**Goal of the exercise:** Give an exact transcription of every line, dropping the images.

BEGIN

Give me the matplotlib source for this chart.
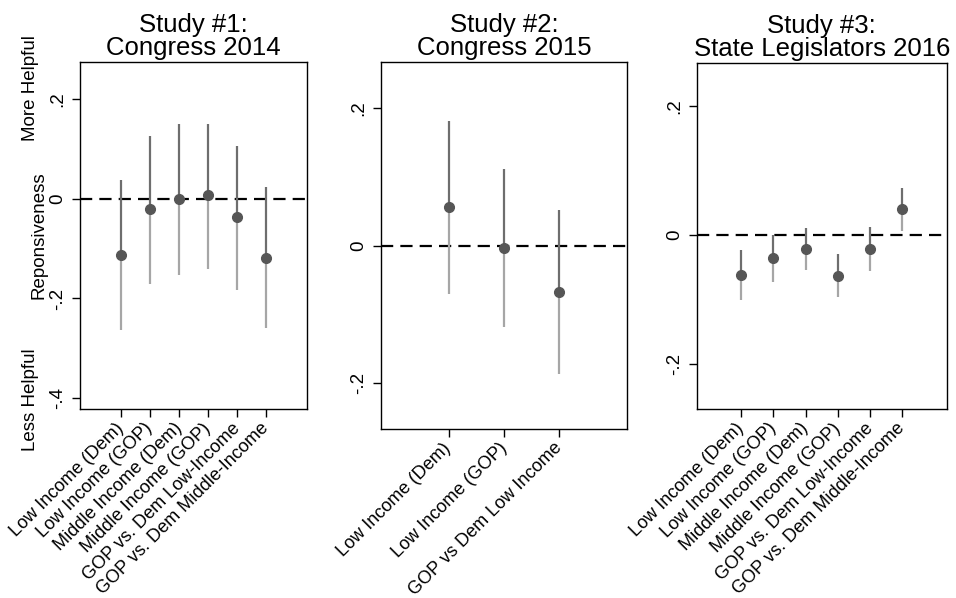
import matplotlib.pyplot as plt
from matplotlib.ticker import FixedLocator
from matplotlib.transforms import ScaledTranslation

plt.rcParams['font.family'] = ['Liberation Sans', 'DejaVu Sans']

# Study 1: Congress 2014
labels_1 = ["Low Income (Dem)", "Low Income (GOP)", "Middle Income (Dem)",
            "Middle Income (GOP)", "GOP vs. Dem Low-Income", "GOP vs. Dem Middle-Income"]
est_1 = [-0.112, -0.021, -0.001, 0.007, -0.037, -0.119]
lo_1 = [-0.263, -0.171, -0.153, -0.140, -0.183, -0.259]
hi_1 = [0.037, 0.127, 0.151, 0.151, 0.107, 0.023]

# Study 2: Congress 2015
labels_2 = ["Low Income (Dem)", "Low Income (GOP)", "GOP vs Dem Low Income"]
est_2 = [0.056, -0.004, -0.067]
lo_2 = [-0.070, -0.119, -0.187]
hi_2 = [0.181, 0.111, 0.052]

# Study 3: State Legislators 2016
labels_3 = labels_1
est_3 = [-0.061, -0.036, -0.021, -0.063, -0.022, 0.040]
lo_3 = [-0.100, -0.073, -0.054, -0.095, -0.056, 0.007]
hi_3 = [-0.023, 0.000, 0.011, -0.029, 0.013, 0.073]

titles = ["Study #1:\nCongress 2014", "Study #2:\nCongress 2015",
          "Study #3:\nState Legislators 2016"]

DARK = "#6e6e6e"
LIGHT = "#a6a6a6"
DOT = "#565656"


def fmt(v):
    if abs(v) < 1e-9:
        return "0"
    s = f"{v:.1f}"
    return s.replace("0.", ".")


def panel(ax, labels, est, lo, hi, title, ylim, xpad, yticks):
    xs = list(range(1, len(labels) + 1))
    ax.axhline(0, color="black", lw=1.6, linestyle=(0, (5.5, 3.2)), zorder=1)
    ax.vlines(xs, est, hi, color=DARK, lw=1.6, zorder=2)
    ax.vlines(xs, lo, est, color=LIGHT, lw=1.6, zorder=2)
    ax.plot(xs, est, "o", color=DOT, ms=7, zorder=3)
    ax.set_xlim(1 - xpad, len(labels) + xpad)
    ax.set_ylim(*ylim)
    ax.set_xticks(xs)
    ax.set_xticklabels(labels, rotation=45, ha="right", va="center",
                       rotation_mode="anchor", fontsize=13.1)
    shift = ScaledTranslation(5 / 72, 2 / 72, fig.dpi_scale_trans)
    for lab in ax.get_xticklabels():
        lab.set_transform(lab.get_transform() + shift)
    ax.yaxis.set_major_locator(FixedLocator(yticks))
    ax.set_yticklabels([fmt(v) for v in yticks], rotation=90, va="center",
                       fontsize=13.5)
    ax.tick_params(direction="out", length=6, width=1, pad=4)
    ax.tick_params(axis="x", pad=6)
    for sp in ax.spines.values():
        sp.set_linewidth(1)
    ax.set_title(title, fontsize=18.5, pad=5, linespacing=0.95)


fig = plt.figure(figsize=(9.56, 5.98), dpi=100)
ax1 = fig.add_axes([0.0837, 0.3161, 0.2375, 0.5802])
ax2 = fig.add_axes([0.3985, 0.2826, 0.2574, 0.6137])
ax3 = fig.add_axes([0.7288, 0.3161, 0.2615, 0.5780])

panel(ax1, labels_1, est_1, lo_1, hi_1, titles[0], (-0.422, 0.275), 1.41, [-0.4, -0.2, 0, 0.2])
panel(ax2, labels_2, est_2, lo_2, hi_2, titles[1], (-0.267, 0.267), 1.22, [-0.2, 0, 0.2])
panel(ax3, labels_3, est_3, lo_3, hi_3, titles[2], (-0.269, 0.266), 1.37, [-0.2, 0, 0.2])

fig.text(0.032, 0.853, "More Helpful", rotation=90, ha="center", va="center", fontsize=13.5)
fig.text(0.041, 0.607, "Reponsiveness", rotation=90, ha="center", va="center", fontsize=13.5)
fig.text(0.032, 0.331, "Less Helpful", rotation=90, ha="center", va="center", fontsize=13.5)

fig.savefig("out.png", dpi=100)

END

**Final answer:**
Give me the matplotlib source for this chart.
import matplotlib.pyplot as plt
from matplotlib.ticker import FixedLocator
from matplotlib.transforms import ScaledTranslation

plt.rcParams['font.family'] = ['Liberation Sans', 'DejaVu Sans']

# Study 1: Congress 2014
labels_1 = ["Low Income (Dem)", "Low Income (GOP)", "Middle Income (Dem)",
            "Middle Income (GOP)", "GOP vs. Dem Low-Income", "GOP vs. Dem Middle-Income"]
est_1 = [-0.112, -0.021, -0.001, 0.007, -0.037, -0.119]
lo_1 = [-0.263, -0.171, -0.153, -0.140, -0.183, -0.259]
hi_1 = [0.037, 0.127, 0.151, 0.151, 0.107, 0.023]

# Study 2: Congress 2015
labels_2 = ["Low Income (Dem)", "Low Income (GOP)", "GOP vs Dem Low Income"]
est_2 = [0.056, -0.004, -0.067]
lo_2 = [-0.070, -0.119, -0.187]
hi_2 = [0.181, 0.111, 0.052]

# Study 3: State Legislators 2016
labels_3 = labels_1
est_3 = [-0.061, -0.036, -0.021, -0.063, -0.022, 0.040]
lo_3 = [-0.100, -0.073, -0.054, -0.095, -0.056, 0.007]
hi_3 = [-0.023, 0.000, 0.011, -0.029, 0.013, 0.073]

titles = ["Study #1:\nCongress 2014", "Study #2:\nCongress 2015",
          "Study #3:\nState Legislators 2016"]

DARK = "#6e6e6e"
LIGHT = "#a6a6a6"
DOT = "#565656"


def fmt(v):
    if abs(v) < 1e-9:
        return "0"
    s = f"{v:.1f}"
    return s.replace("0.", ".")


def panel(ax, labels, est, lo, hi, title, ylim, xpad, yticks):
    xs = list(range(1, len(labels) + 1))
    ax.axhline(0, color="black", lw=1.6, linestyle=(0, (5.5, 3.2)), zorder=1)
    ax.vlines(xs, est, hi, color=DARK, lw=1.6, zorder=2)
    ax.vlines(xs, lo, est, color=LIGHT, lw=1.6, zorder=2)
    ax.plot(xs, est, "o", color=DOT, ms=7, zorder=3)
    ax.set_xlim(1 - xpad, len(labels) + xpad)
    ax.set_ylim(*ylim)
    ax.set_xticks(xs)
    ax.set_xticklabels(labels, rotation=45, ha="right", va="center",
                       rotation_mode="anchor", fontsize=13.1)
    shift = ScaledTranslation(5 / 72, 2 / 72, fig.dpi_scale_trans)
    for lab in ax.get_xticklabels():
        lab.set_transform(lab.get_transform() + shift)
    ax.yaxis.set_major_locator(FixedLocator(yticks))
    ax.set_yticklabels([fmt(v) for v in yticks], rotation=90, va="center",
                       fontsize=13.5)
    ax.tick_params(direction="out", length=6, width=1, pad=4)
    ax.tick_params(axis="x", pad=6)
    for sp in ax.spines.values():
        sp.set_linewidth(1)
    ax.set_title(title, fontsize=18.5, pad=5, linespacing=0.95)


fig = plt.figure(figsize=(9.56, 5.98), dpi=100)
ax1 = fig.add_axes([0.0837, 0.3161, 0.2375, 0.5802])
ax2 = fig.add_axes([0.3985, 0.2826, 0.2574, 0.6137])
ax3 = fig.add_axes([0.7288, 0.3161, 0.2615, 0.5780])

panel(ax1, labels_1, est_1, lo_1, hi_1, titles[0], (-0.422, 0.275), 1.41, [-0.4, -0.2, 0, 0.2])
panel(ax2, labels_2, est_2, lo_2, hi_2, titles[1], (-0.267, 0.267), 1.22, [-0.2, 0, 0.2])
panel(ax3, labels_3, est_3, lo_3, hi_3, titles[2], (-0.269, 0.266), 1.37, [-0.2, 0, 0.2])

fig.text(0.032, 0.853, "More Helpful", rotation=90, ha="center", va="center", fontsize=13.5)
fig.text(0.041, 0.607, "Reponsiveness", rotation=90, ha="center", va="center", fontsize=13.5)
fig.text(0.032, 0.331, "Less Helpful", rotation=90, ha="center", va="center", fontsize=13.5)

fig.savefig("out.png", dpi=100)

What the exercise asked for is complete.